Dropout bill 'may have' potential in Senate, Education chairman says
02/10/2011 07:20 PM
The Senate Republican majority came close to drafting its own version of a bill to raise the school dropout age but decided to wait for the House bill, said Sen. Ken Winters, R-Murray and the Senate Education Chairman.
Winters said the bill raising the dropout age from 16 to 18 “may have” potential to pass this year after it stalled last year. However, he quickly added that some Senators still have concerns.
“There are a number of people who feel that moving to (have) a 17, 18 year old student still in those classes could be disruptive, if they don’t want to be there to start with,” he said on Pure Politics Thursday night.

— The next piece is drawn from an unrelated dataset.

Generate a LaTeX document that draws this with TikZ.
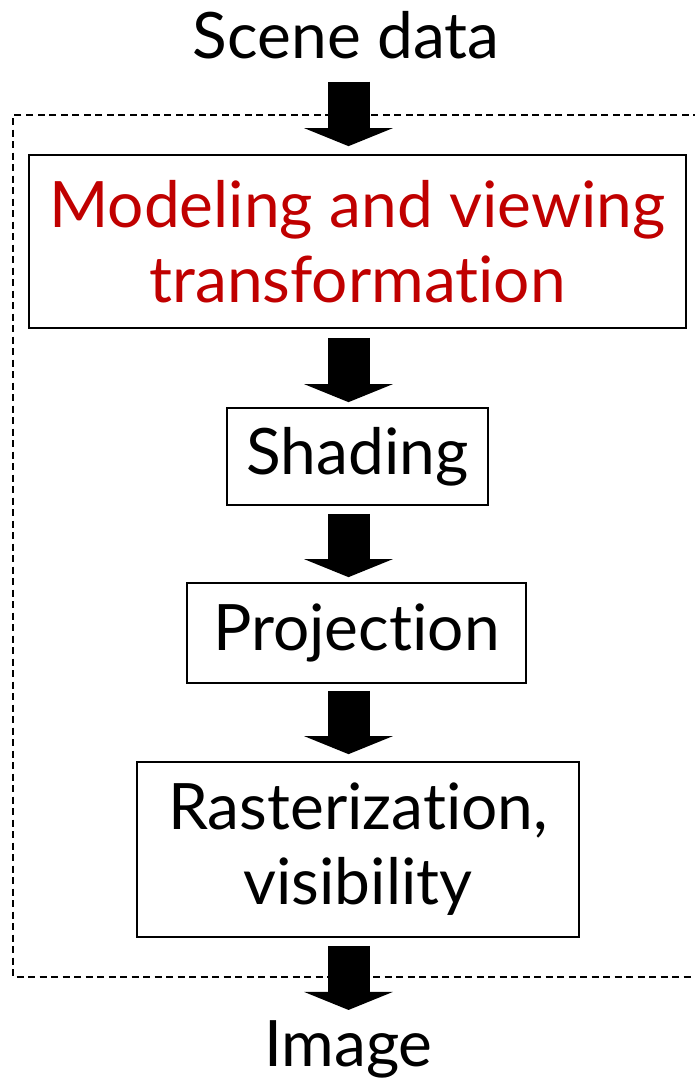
\documentclass[tikz,border=0pt]{standalone}
\usepackage{fontspec}
\setmainfont[Ligatures={NoCommon,NoRequired,NoContextual}]{Lato}
\usetikzlibrary{arrows.meta,calc}
\definecolor{mred}{RGB}{192,0,0}
\begin{document}
\begin{tikzpicture}[x=1pt,y=-1pt,
  stage/.style={draw, line width=1.7pt, inner sep=0pt, align=center, font=\fontsize{64}{75}\selectfont},
  lbl/.style={inner sep=0pt, font=\fontsize{64}{75}\selectfont},
  bigarrow/.style={line width=42pt, -{Triangle[width=88pt,length=18pt]}},
  region/.style={line width=1.3pt, dash pattern=on 7pt off 4.5pt}]
\useasboundingbox (0,0) rectangle (694,1079);
\draw[region] (700,115) -- (13,115) -- (13,977) -- (700,977);
\coordinate (ax) at (348.5,0);
\node[lbl, anchor=base] (scene) at (346,58) {Scene data};
\node[stage, minimum width=657pt, minimum height=173pt, text=mred] (model) at (357.5,241.5) {Modeling and viewing\\transformation};
\node[stage, minimum width=261pt, minimum height=97pt] (shade) at (357.5,456.5) {Shading};
\node[stage, minimum width=339pt, minimum height=100pt] (proj) at (356.5,633) {Projection};
\node[stage, minimum width=442pt, minimum height=175pt] (rast) at (358,849.5) {Rasterization,\\visibility};
\node[lbl, anchor=base] (image) at (348.5,1066) {Image};
\draw[bigarrow] ($(ax |- scene.south)+(0,23)$) -- ($(ax |- model.north)+(0,-8)$);
\draw[bigarrow] ($(ax |- model.south)+(0,9)$) -- ($(ax |- shade.north)+(0,-5)$);
\draw[bigarrow] ($(ax |- shade.south)+(0,8)$) -- ($(ax |- proj.north)+(0,-5)$);
\draw[bigarrow] ($(ax |- proj.south)+(0,7)$) -- ($(ax |- rast.north)+(0,-7)$);
\draw[bigarrow] ($(ax |- rast.south)+(0,8)$) -- ($(ax |- image.north)+(0,-10)$);
\end{tikzpicture}
\end{document}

The House passed the legislation Thursday afternoon, 91-8. It is one of Democratic Gov. Steve Beshear’s two main legislative priorities.
The current version of the bill includes a provision to add oversight of alternative programs meant to divert students who are struggling in the traditional classrooms into other education paths. About 60,000 students currently are in such programs across Kentucky.
“There are some wonderful alternative programs out there,” Winters said. “And there are some other ones we wouldn’t brag about. The alternative school enhancement is something I think we can all be supportive of.”
Winters also discussed his bill, Senate Bill 13, that would provide bonuses of up to $7,500 a year for math and science teachers who help students score well enough on Advanced Placement exams in math and science to earn college credit.
The bill is based on the AdvanceKentucky program, which Pure Politics featured earlier in the week.
Rep. Carl Rollins, a Midway Democrat who chairs the House Education Committee, said on Pure Politics last week he didn’t like that Winters’ bill only provides bonuses for math and science AP teachers but could support applying the added pay to all AP teachers.
“The reason this bill — or my bill — restricts it to those is right now our production of Advanced Placement graduates and, in fact, math and science students is so low,” Winters said.
His bill would cost the state $1.2 million just for the extra pay and training for math and science AP teachers. He said he didn’t know how much it would cost to apply it teachers of AP courses in other subjects.
He said if the state can find the money, “I would be delighted to expand the program.”